2. **Learning Rate Scheduling**: Implement different learning rate schedules (exponential decay, cosine annealing) and observe their effects on training.

3. **Regularization**: Add L1 and L2 regularization to the feedforward network and study their effects on overfitting.

4. **Batch Normalization**: Implement a simplified version of batch normalization and observe its effects on training stability.

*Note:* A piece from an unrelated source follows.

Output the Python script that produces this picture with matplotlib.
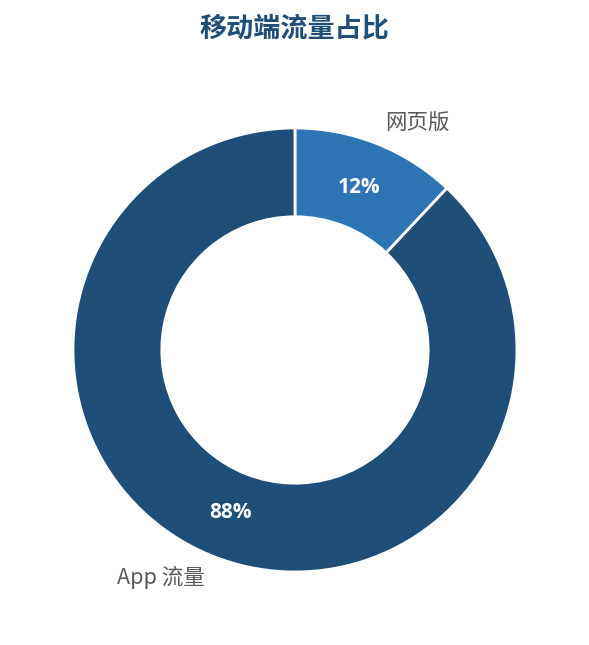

5. **Universal Approximation**: Experiment with different network architectures to approximate complex functions like sin(x) or x².

## Summary

In this notebook, we covered the fundamental neural network concepts:

- **Perceptrons**: The basic building blocks of neural networks
- **Activation Functions**: Non-linear functions that enable learning complex patterns
- **Feedforward Networks**: Multi-layer networks for classification and regression
- **Loss Functions**: Measures of prediction error for different tasks
- **Backpropagation**: The algorithm for computing gradients
- **Optimization**: Different algorithms for updating network parameters
- **Gradient Descent Variants**: Batch, stochastic, and mini-batch approaches

These concepts form the foundation for understanding more complex architectures like RNNs and Transformers, which we'll explore in subsequent notebooks. The principles of forward propagation, backpropagation, and optimization remain consistent across all neural network architectures.